### Given request:
Without the pictures, output the records below word for word.

### Source data:
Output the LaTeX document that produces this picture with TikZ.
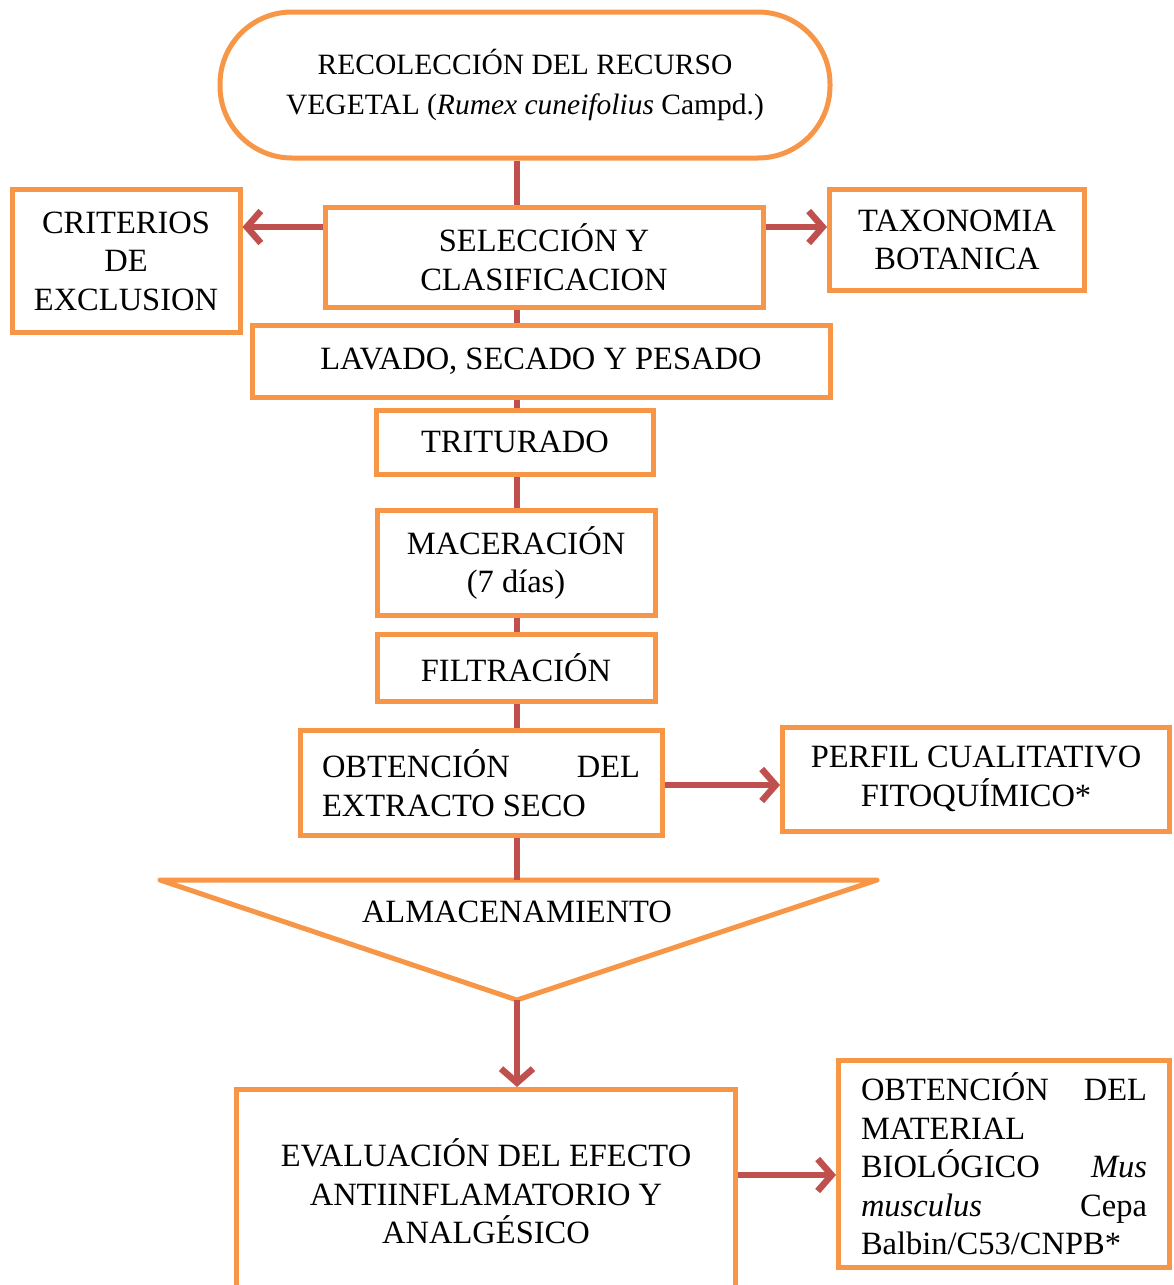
\documentclass[tikz,border=0pt]{standalone}
\usepackage{fontspec}
\setmainfont{Liberation Serif}
\usetikzlibrary{arrows.meta,calc}
\definecolor{bor}{HTML}{F79646}
\definecolor{con}{HTML}{C0504D}
\begin{document}
\begin{tikzpicture}[x=1pt,y=-1pt,
  box/.style={draw=bor,line width=5pt,fill=white,inner sep=0pt,align=center,font=\fontsize{32.5}{38.5}\selectfont},
  txt/.style={inner sep=0pt,font=\fontsize{32.5}{38.5}\selectfont},
  conn/.style={draw=con,line width=6pt},
  arr/.style={conn,-{Straight Barb[length=14pt,width=32pt,line width=6.5pt]}}]
\clip (0,0) rectangle (1173,1285);
\useasboundingbox (0,0) rectangle (1173,1285);

\node[box,minimum width=610,minimum height=146,rounded corners=72,font=\fontsize{29.5}{40}\selectfont] (top) at (525,85)
  {RECOLECCIÓN DEL RECURSO\\VEGETAL (\textit{Rumex cuneifolius} Campd.)};
\node[box,minimum width=228,minimum height=143] (cri) at (126,261) {CRITERIOS\\DE\\EXCLUSION};
\node[box,minimum width=438,minimum height=100] (sel) at (544,257) {SELECCIÓN Y\\CLASIFICACION};
\node[box,minimum width=255,minimum height=101] (tax) at (957,240) {TAXONOMIA\\BOTANICA};
\node[box,minimum width=578,minimum height=72] (lav) at (541,361) {LAVADO, SECADO Y PESADO};
\node[box,minimum width=277,minimum height=64] (tri) at (515,442) {TRITURADO};
\node[box,minimum width=278,minimum height=105] (mac) at (516,563) {MACERACIÓN\\(7 días)};
\node[box,minimum width=278,minimum height=67] (fil) at (516,668) {FILTRACIÓN};
\node[box,minimum width=362,minimum height=105,align=left] (ext) at (481,783)
  {\makebox[318pt][l]{OBTENCIÓN\hfill DEL}\\EXTRACTO SECO};
\node[box,minimum width=387,minimum height=104] (per) at (976,779) {PERFIL CUALITATIVO\\FITOQUÍMICO*};

\coordinate (tl) at (160,880);
\coordinate (tr) at (877,880);
\coordinate (apex) at (517,1000);
\coordinate (tritop) at (517,880);
\draw[draw=bor,line width=5pt,line join=round,fill=white] (tl) -- (tr) -- (apex) -- cycle;
\node[txt] (alm) at (517,912) {ALMACENAMIENTO};

\node[box,minimum width=499,minimum height=204,anchor=north] (eva) at (486,1087)
  {EVALUACIÓN DEL EFECTO\\ANTIINFLAMATORIO Y\\ANALGÉSICO};
\node[box,minimum width=331,minimum height=207,align=left] (mat) at (1004,1164)
  {\makebox[286pt][l]{OBTENCIÓN\hfill DEL}\\MATERIAL\\\makebox[286pt][l]{BIOLÓGICO\hfill \textit{Mus}}\\\makebox[286pt][l]{\textit{musculus}\hfill Cepa}\\Balbin/C53/CNPB*};

\coordinate (sp) at (517,0);
\coordinate (ya) at (0,227);
\coordinate (yb) at (0,785);
\coordinate (yc) at (0,1175);
\draw[conn] (top.south -| sp) -- (sel.north -| sp);
\draw[conn] (sel.south -| sp) -- (lav.north -| sp);
\draw[conn] (lav.south -| sp) -- (tri.north -| sp);
\draw[conn] (tri.south -| sp) -- (mac.north -| sp);
\draw[conn] (mac.south -| sp) -- (fil.north -| sp);
\draw[conn] (fil.south -| sp) -- (ext.north -| sp);
\draw[conn] (ext.south -| sp) -- (tritop);
\draw[arr] (apex) -- (eva.north -| sp);
\draw[arr] (sel.west |- ya) -- (cri.east |- ya);
\draw[arr] (sel.east |- ya) -- (tax.west |- ya);
\draw[arr] (ext.east |- yb) -- (per.west |- yb);
\draw[arr] (eva.east |- yc) -- (mat.west |- yc);
\end{tikzpicture}
\end{document}
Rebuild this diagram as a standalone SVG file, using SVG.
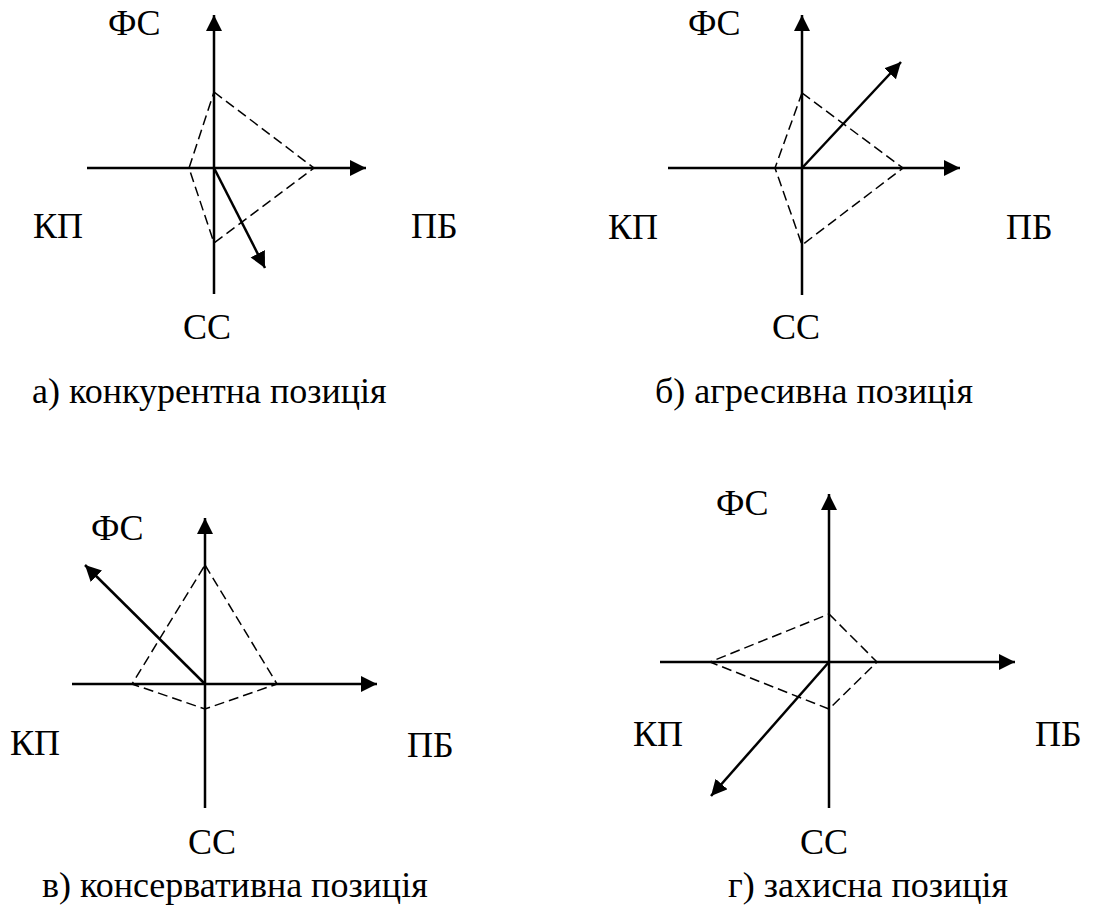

### Task answer:
Output the LaTeX document that produces this picture with TikZ.
\documentclass[tikz,border=0pt]{standalone}
\usepackage{fontspec}
\setmainfont{Liberation Serif}
\usetikzlibrary{arrows.meta,calc}
\definecolor{bor}{HTML}{F79646}
\definecolor{con}{HTML}{C0504D}
\begin{document}
\begin{tikzpicture}[x=1pt,y=-1pt,
  box/.style={draw=bor,line width=5pt,fill=white,inner sep=0pt,align=center,font=\fontsize{32.5}{38.5}\selectfont},
  txt/.style={inner sep=0pt,font=\fontsize{32.5}{38.5}\selectfont},
  conn/.style={draw=con,line width=6pt},
  arr/.style={conn,-{Straight Barb[length=14pt,width=32pt,line width=6.5pt]}}]
\clip (0,0) rectangle (1173,1285);
\useasboundingbox (0,0) rectangle (1173,1285);

\node[box,minimum width=610,minimum height=146,rounded corners=72,font=\fontsize{29.5}{40}\selectfont] (top) at (525,85)
  {RECOLECCIÓN DEL RECURSO\\VEGETAL (\textit{Rumex cuneifolius} Campd.)};
\node[box,minimum width=228,minimum height=143] (cri) at (126,261) {CRITERIOS\\DE\\EXCLUSION};
\node[box,minimum width=438,minimum height=100] (sel) at (544,257) {SELECCIÓN Y\\CLASIFICACION};
\node[box,minimum width=255,minimum height=101] (tax) at (957,240) {TAXONOMIA\\BOTANICA};
\node[box,minimum width=578,minimum height=72] (lav) at (541,361) {LAVADO, SECADO Y PESADO};
\node[box,minimum width=277,minimum height=64] (tri) at (515,442) {TRITURADO};
\node[box,minimum width=278,minimum height=105] (mac) at (516,563) {MACERACIÓN\\(7 días)};
\node[box,minimum width=278,minimum height=67] (fil) at (516,668) {FILTRACIÓN};
\node[box,minimum width=362,minimum height=105,align=left] (ext) at (481,783)
  {\makebox[318pt][l]{OBTENCIÓN\hfill DEL}\\EXTRACTO SECO};
\node[box,minimum width=387,minimum height=104] (per) at (976,779) {PERFIL CUALITATIVO\\FITOQUÍMICO*};

\coordinate (tl) at (160,880);
\coordinate (tr) at (877,880);
\coordinate (apex) at (517,1000);
\coordinate (tritop) at (517,880);
\draw[draw=bor,line width=5pt,line join=round,fill=white] (tl) -- (tr) -- (apex) -- cycle;
\node[txt] (alm) at (517,912) {ALMACENAMIENTO};

\node[box,minimum width=499,minimum height=204,anchor=north] (eva) at (486,1087)
  {EVALUACIÓN DEL EFECTO\\ANTIINFLAMATORIO Y\\ANALGÉSICO};
\node[box,minimum width=331,minimum height=207,align=left] (mat) at (1004,1164)
  {\makebox[286pt][l]{OBTENCIÓN\hfill DEL}\\MATERIAL\\\makebox[286pt][l]{BIOLÓGICO\hfill \textit{Mus}}\\\makebox[286pt][l]{\textit{musculus}\hfill Cepa}\\Balbin/C53/CNPB*};

\coordinate (sp) at (517,0);
\coordinate (ya) at (0,227);
\coordinate (yb) at (0,785);
\coordinate (yc) at (0,1175);
\draw[conn] (top.south -| sp) -- (sel.north -| sp);
\draw[conn] (sel.south -| sp) -- (lav.north -| sp);
\draw[conn] (lav.south -| sp) -- (tri.north -| sp);
\draw[conn] (tri.south -| sp) -- (mac.north -| sp);
\draw[conn] (mac.south -| sp) -- (fil.north -| sp);
\draw[conn] (fil.south -| sp) -- (ext.north -| sp);
\draw[conn] (ext.south -| sp) -- (tritop);
\draw[arr] (apex) -- (eva.north -| sp);
\draw[arr] (sel.west |- ya) -- (cri.east |- ya);
\draw[arr] (sel.east |- ya) -- (tax.west |- ya);
\draw[arr] (ext.east |- yb) -- (per.west |- yb);
\draw[arr] (eva.east |- yc) -- (mat.west |- yc);
\end{tikzpicture}
\end{document}
Rebuild this diagram as a standalone SVG file, using SVG.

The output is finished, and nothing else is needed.